The Design and Modeling of Ultra-Wideband Position-Location Networks

Abstract

Impulse-based Ultrawideband (UWB) is a form of signaling which uses streams of pulses of very short duration, typically on the order of a nanosecond. Impulse-based UWB systems possess the ability to fuse accurate position-location with low-data rate communication, and provide covertness for tactical applications and robustness in dense multipath propagation environments. These features can be leveraged in the design wireless ad hoc position-location networks (PoLoNets) for accurate location tracking and monitoring where GPS is not available, especially indoors. Location information is sequentially propagated through a network of reference nodes in order to create a framework for the tracking of mobile nodes, as well as a multi-hop message-passing infrastructure between mobile nodes and control nodes located outside the area of deployment. The applications of such networks include the location and command-and-control of fire-fighters in emergency scenarios, the location of military personnel deployed in urban or indoor environments, and the guidance of robots through large multi-room indoor environments.
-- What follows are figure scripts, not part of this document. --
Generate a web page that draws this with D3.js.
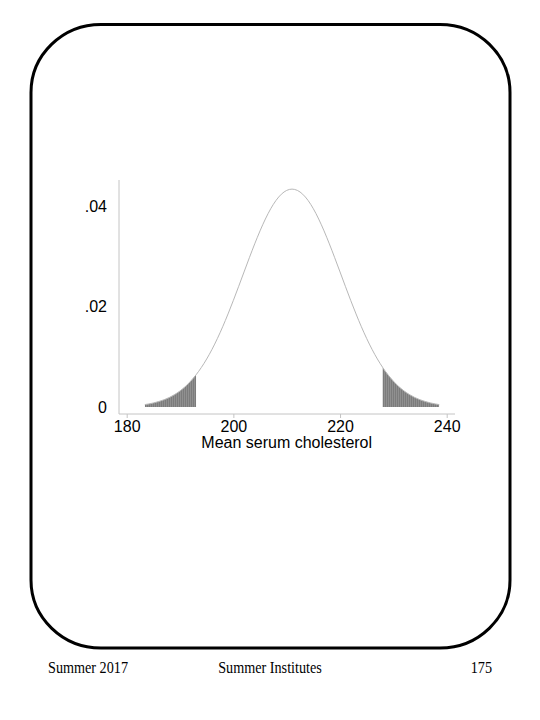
<!DOCTYPE html>
<html>
<head>
<meta charset="utf-8">
<script src="https://cdn.jsdelivr.net/npm/d3@7"></script>
<style>
  html, body { margin: 0; padding: 0; background: #fff; }
  svg { display: block; }
</style>
</head>
<body>
<svg id="chart" width="540" height="720"></svg>
<script>
// ---- data ----
const cholesterol = [183.4, 185, 187, 189, 191, 193, 195, 197, 199, 201, 203, 205, 207, 209, 211,
                     213, 215, 217, 219, 221, 223, 225, 227, 229, 231, 233, 235, 237, 238.6];
const density = [0.00048, 0.00080, 0.00144, 0.00248, 0.00408, 0.00640, 0.00956, 0.01362, 0.01852,
                 0.02402, 0.02971, 0.03505, 0.03945, 0.04235, 0.04336, 0.04235, 0.03945, 0.03505,
                 0.02971, 0.02402, 0.01852, 0.01362, 0.00956, 0.00640, 0.00408, 0.00248, 0.00144,
                 0.00080, 0.00048];
const lowerTail = [183.4, 193];
const upperTail = [228, 238.6];
const xTicks = [180, 200, 220, 240];
const yTicks = [0, 0.02, 0.04];
const yTickLabels = ["0", ".02", ".04"];
const xTitle = "Mean serum cholesterol";
const footerLeft = "Summer 2017";
const footerMid = "Summer Institutes";
const footerRight = "175";

const svg = d3.select("#chart");
const pts = cholesterol.map((c, i) => ({ c, d: density[i] }));

// frame
svg.append("rect")
  .attr("x", 31).attr("y", 24.5).attr("width", 479).attr("height", 623.5)
  .attr("rx", 70).attr("ry", 68)
  .attr("fill", "none").attr("stroke", "#000").attr("stroke-width", 3);

const x = d3.scaleLinear().domain([180, 240]).range([126.7, 446.7]);
const y = d3.scaleLinear().domain([0, 0.04]).range([407, 206]);

const axisColor = "#c4c4c4";

// stripe pattern for shaded tails
const defs = svg.append("defs");
const pat = defs.append("pattern")
  .attr("id", "stripes").attr("patternUnits", "userSpaceOnUse")
  .attr("width", 2).attr("height", 10);
pat.append("rect").attr("width", 2).attr("height", 10).attr("fill", "#7c7c7c");
pat.append("rect").attr("width", 0.7).attr("height", 10).attr("fill", "#999999");

[lowerTail, upperTail].forEach((t, i) => {
  defs.append("clipPath").attr("id", "tail" + i)
    .append("rect")
    .attr("x", x(t[0])).attr("y", 0)
    .attr("width", x(t[1]) - x(t[0])).attr("height", 720);
});

const area = d3.area().x(p => x(p.c)).y0(y(0)).y1(p => y(p.d)).curve(d3.curveNatural);
[0, 1].forEach(i => {
  svg.append("path").datum(pts)
    .attr("d", area)
    .attr("fill", "url(#stripes)")
    .attr("clip-path", `url(#tail${i})`);
});

// curve
const line = d3.line().x(p => x(p.c)).y(p => y(p.d)).curve(d3.curveNatural);
svg.append("path").datum(pts)
  .attr("d", line)
  .attr("fill", "none").attr("stroke", "#b8b8b8").attr("stroke-width", 1);

// axes
const axisY = 414, axisX = 119;
svg.append("line")
  .attr("x1", axisX).attr("x2", axisX).attr("y1", 180).attr("y2", axisY)
  .attr("stroke", axisColor).attr("stroke-width", 1);
svg.append("line")
  .attr("x1", axisX).attr("x2", 455).attr("y1", axisY).attr("y2", axisY)
  .attr("stroke", axisColor).attr("stroke-width", 1);

const tickFont = "16px";
const xa = svg.append("g").attr("transform", `translate(0,${axisY})`)
  .call(d3.axisBottom(x).tickValues(xTicks).tickSize(4).tickPadding(3).tickFormat(d3.format("d")));
xa.select(".domain").remove();
xa.selectAll(".tick line").attr("stroke", axisColor);
xa.selectAll(".tick text")
  .attr("fill", "#000")
  .style("font-family", "Liberation Sans, Arial, sans-serif")
  .style("font-size", tickFont);

const ya = svg.append("g").attr("transform", `translate(${axisX},0)`)
  .call(d3.axisLeft(y).tickValues(yTicks).tickSize(0).tickPadding(12)
    .tickFormat((d, i) => yTickLabels[i]));
ya.select(".domain").remove();
ya.selectAll(".tick text")
  .attr("fill", "#000")
  .style("font-family", "Liberation Sans, Arial, sans-serif")
  .style("font-size", tickFont);

svg.append("text")
  .attr("x", (x(180) + x(240)) / 2).attr("y", 448)
  .attr("text-anchor", "middle")
  .style("font-family", "Liberation Sans, Arial, sans-serif")
  .style("font-size", "16px")
  .text(xTitle);

// footer
const ff = "Liberation Serif, Times New Roman, serif";
const footer = svg.append("g").attr("transform", "translate(0,673) scale(1,1.12)");
footer.append("text").attr("x", 48).attr("y", 0)
  .style("font-family", ff).style("font-size", "14.2px").text(footerLeft);
footer.append("text").attr("x", 270).attr("y", 0).attr("text-anchor", "middle")
  .style("font-family", ff).style("font-size", "14.2px").text(footerMid);
footer.append("text").attr("x", 492).attr("y", 0).attr("text-anchor", "end")
  .style("font-family", ff).style("font-size", "14.2px").text(footerRight);
</script>
</body>
</html>
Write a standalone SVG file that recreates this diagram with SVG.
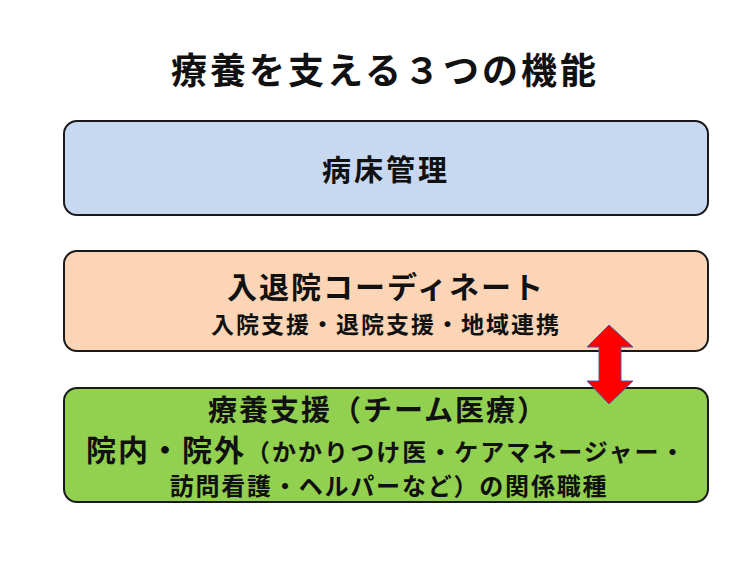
<svg xmlns="http://www.w3.org/2000/svg" width="752" height="564" viewBox="0 0 752 564">
<style>
.t{font-family:"Noto Sans CJK JP","Noto Sans CJK SC",sans-serif;font-weight:bold;fill:#111}
.box{stroke:#1a1a1a;stroke-width:2}
</style>
<rect width="752" height="564" fill="#fff"/>
<text class="t" x="385" y="84" font-size="36" letter-spacing="3" text-anchor="middle">療養を支える３つの機能</text>
<g id="node-bed">
<rect class="box" x="64" y="121" width="644" height="94" rx="13" fill="#c6d9f1"/>
<text class="t" x="386" y="181" font-size="29" letter-spacing="3" text-anchor="middle">病床管理</text>
</g>
<g id="node-coord">
<rect class="box" x="64" y="251" width="644" height="100" rx="13" fill="#fbd5b6"/>
<text class="t" x="386" y="298" font-size="30" letter-spacing="2" text-anchor="middle">入退院コーディネート</text>
<text class="t" x="386" y="333" font-size="23" letter-spacing="2" text-anchor="middle">入院支援・退院支援・地域連携</text>
</g>
<g id="node-care">
<rect class="box" x="64" y="388" width="644" height="114" rx="13" fill="#92d050"/>
<text class="t" x="378" y="421" font-size="29" letter-spacing="2" text-anchor="middle">療養支援（チーム医療）</text>
<text class="t" x="86" y="461"><tspan font-size="30" letter-spacing="2">院内・院外</tspan><tspan font-size="24" letter-spacing="2">（かかりつけ医・ケアマネージャー・</tspan></text>
<text class="t" x="389" y="495" font-size="24" letter-spacing="1.8" text-anchor="middle">訪問看護・ヘルパーなど）の関係職種</text>
</g>
<g id="connectors">
<polygon points="609,325 633,347 621,347 621,381 633,381 609,404 587,381 599,381 599,347 587,347" fill="#ff0000" stroke="#4a5aa8" stroke-width="1"/>
</g>
</svg>
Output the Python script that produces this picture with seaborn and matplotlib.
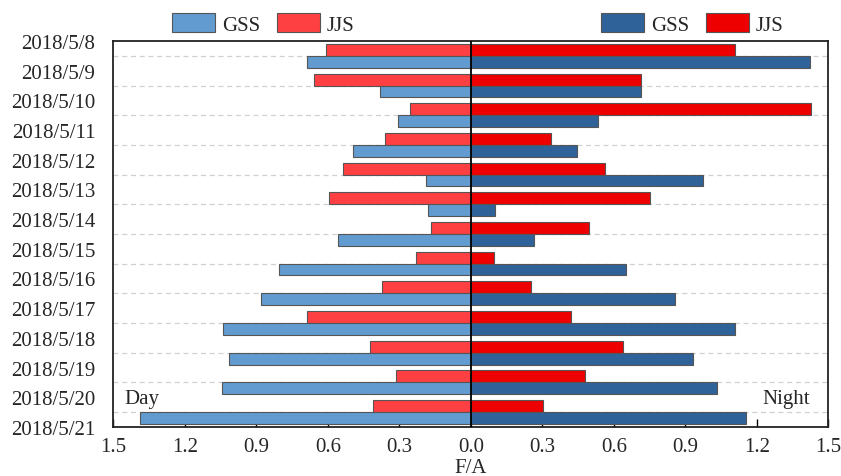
import numpy as np
import pandas as pd
import matplotlib
matplotlib.use("Agg")
import matplotlib.pyplot as plt
from matplotlib.patches import Patch
import seaborn as sns

# ---- data ----
dates = ["2018/5/8", "2018/5/9", "2018/5/10", "2018/5/11", "2018/5/12", "2018/5/13",
         "2018/5/14", "2018/5/15", "2018/5/16", "2018/5/17", "2018/5/18", "2018/5/19",
         "2018/5/20", "2018/5/21"]
series = ["JJS", "GSS"]
day_jjs = [0.606, 0.656, 0.256, 0.360, 0.537, 0.593, 0.169, 0.228, 0.371, 0.687, 0.423, 0.315, 0.409]
day_gss = [0.686, 0.379, 0.304, 0.493, 0.186, 0.179, 0.556, 0.804, 0.879, 1.038, 1.013, 1.042, 1.386]
night_jjs = [1.110, 0.712, 1.429, 0.338, 0.562, 0.752, 0.495, 0.096, 0.253, 0.422, 0.640, 0.478, 0.303]
night_gss = [1.424, 0.712, 0.533, 0.446, 0.975, 0.101, 0.266, 0.650, 0.856, 1.110, 0.930, 1.034, 1.154]
xticks = [-1.5, -1.2, -0.9, -0.6, -0.3, 0.0, 0.3, 0.6, 0.9, 1.2, 1.5]

groups = [f"{a}-{b}" for a, b in zip(dates[:-1], dates[1:])]

day_df = pd.DataFrame({
    "group": groups * 2,
    "series": ["JJS"] * len(groups) + ["GSS"] * len(groups),
    "value": [-v for v in day_jjs] + [-v for v in day_gss],
})
night_df = pd.DataFrame({
    "group": groups * 2,
    "series": ["JJS"] * len(groups) + ["GSS"] * len(groups),
    "value": night_jjs + night_gss,
})

day_colors = {"GSS": "#629bcf", "JJS": "#ff4042"}
night_colors = {"GSS": "#2f6299", "JJS": "#ee0000"}

sns.set_style("white")
plt.rcParams["font.family"] = ["Liberation Serif", "DejaVu Serif"]
plt.rcParams["font.size"] = 15

fig = plt.figure(figsize=(8.41, 4.77), dpi=100)
ax = fig.add_axes([0.1347, 0.103, 0.8503, 0.809])

common = dict(y="group", x="value", hue="series", hue_order=series, order=groups,
              orient="h", errorbar=None, width=0.8, edgecolor="#555555", saturation=1,
              linewidth=0.8, legend=False, ax=ax, zorder=3)
sns.barplot(data=day_df, palette=day_colors, **common)
sns.barplot(data=night_df, palette=night_colors, **common)

n = len(groups)
ax.set_ylim(n - 0.5, -0.5)
ax.set_yticks(np.arange(n + 1) - 0.5)
ax.set_yticklabels(dates)
ax.set_yticks(np.arange(n), minor=True)
ax.grid(False)
ax.grid(True, which="minor", axis="y", linestyle=(0, (4, 3)), color="#d0d0d0", linewidth=0.9, zorder=0)
ax.tick_params(axis="y", which="both", length=0, labelsize=15, pad=13)

ax.set_xlim(-1.5, 1.5)
ax.set_xticks(xticks)
ax.set_xticklabels([f"{abs(t):.1f}" for t in xticks])
ax.tick_params(axis="x", direction="in", length=6, width=1, labelsize=15, pad=7, color="black", bottom=True)
ax.set_xlabel("F/A", fontsize=15, labelpad=2)
ax.set_ylabel("")

ax.axvline(0, color="black", linewidth=1.3, zorder=4)
for s in ax.spines.values():
    s.set_color("#222222")
    s.set_linewidth(1.3)

ax.text(0.016, 0.073, "Day", transform=ax.transAxes, fontsize=15, ha="left", va="center")
ax.text(0.974, 0.073, "Night", transform=ax.transAxes, fontsize=15, ha="right", va="center")

leg_kw = dict(loc="center", ncol=2, frameon=False, fontsize=15, handlelength=2.1,
              handleheight=1.05, handletextpad=0.3, columnspacing=0.8, borderpad=0.2)
h_day = [Patch(facecolor=day_colors[s], edgecolor="#555555", linewidth=0.8) for s in ["GSS", "JJS"]]
h_night = [Patch(facecolor=night_colors[s], edgecolor="#555555", linewidth=0.8) for s in ["GSS", "JJS"]]
fig.legend(h_day, ["GSS", "JJS"], bbox_to_anchor=(263 / 841, 1 - 25 / 477), **leg_kw)
fig.legend(h_night, ["GSS", "JJS"], bbox_to_anchor=(692 / 841, 1 - 25 / 477), **leg_kw)

fig.savefig("out.png", dpi=100)
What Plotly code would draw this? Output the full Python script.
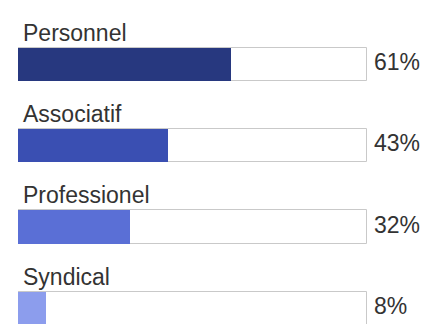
import plotly.graph_objects as go

categories = ["Personnel", "Associatif", "Professionel", "Syndical"]
values = [61, 43, 32, 8]
colors = ["#27387f", "#3a4fb2", "#5a6fd6", "#8c9ded"]
total = [100, 100, 100, 100]

pos = list(range(len(categories)))

fig = go.Figure()
fig.add_trace(go.Bar(
    x=total, y=pos, orientation="h", width=0.41,
    marker=dict(color="white", line=dict(color="#c9c9c9", width=1)),
    hoverinfo="skip", showlegend=False,
))
fig.add_trace(go.Bar(
    x=values, y=pos, orientation="h", width=0.41,
    marker=dict(color=colors, line=dict(width=0)),
    showlegend=False,
))

font_family = "Liberation Sans, Arial, sans-serif"
for i, (c, v) in enumerate(zip(categories, values)):
    fig.add_annotation(x=0, y=i - 0.39, text=c, showarrow=False,
                       xanchor="left", yanchor="middle", xshift=3,
                       font=dict(family=font_family, size=23, color="#333333"))
    fig.add_annotation(x=100, y=i - 0.03, text=f"{v}%", showarrow=False,
                       xanchor="left", yanchor="middle", xshift=5,
                       font=dict(family=font_family, size=23, color="#333333"))

fig.update_layout(
    width=438, height=324,
    margin=dict(l=18, r=70, t=0, b=0),
    paper_bgcolor="white", plot_bgcolor="white",
    barmode="overlay", bargap=0,
    xaxis=dict(range=[0, 100.4], visible=False, fixedrange=True),
    yaxis=dict(range=[3.192, -0.793], visible=False, fixedrange=True),
)

fig.write_html("out.html")
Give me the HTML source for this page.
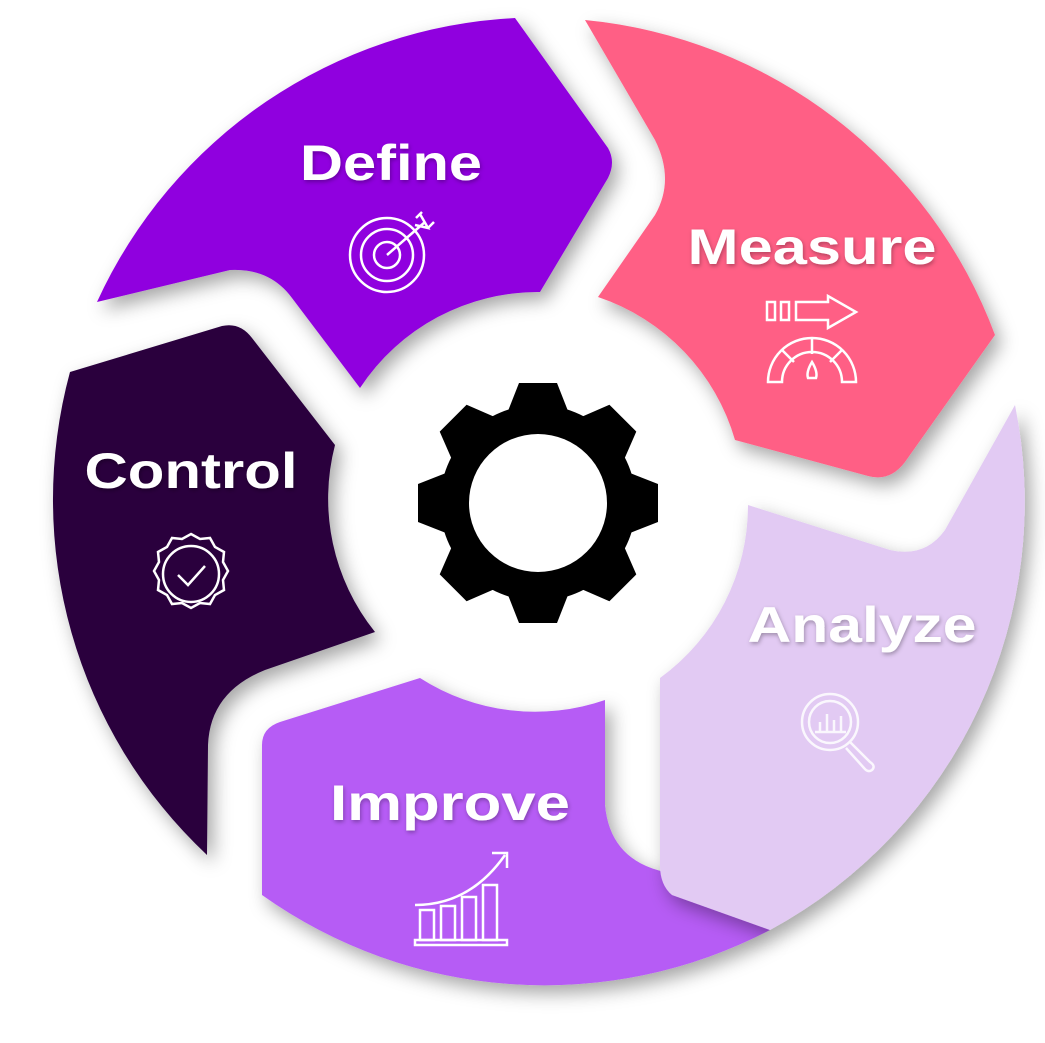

The main objective of this dissertation is to derive design principles, techniques and analytical models for UWB PoLoNets that are useful in the development of practical solutions. Some of the fundamental obstacles to obtaining accurate location information in indoor environments are non-line-of-sight (NLOS) signal propagation, limited connectivity between nodes, and the propagation of localization inaccuracies when using sequential estimation approaches in ad hoc scenarios. Several techniques and algorithms that mitigate these effects, thereby allowing the design of PoLoNets with requisite localization accuracy, are presented. Although these techniques are developed from the perspective of a UWB physical layer, the majority are applicable to generic PoLoNets.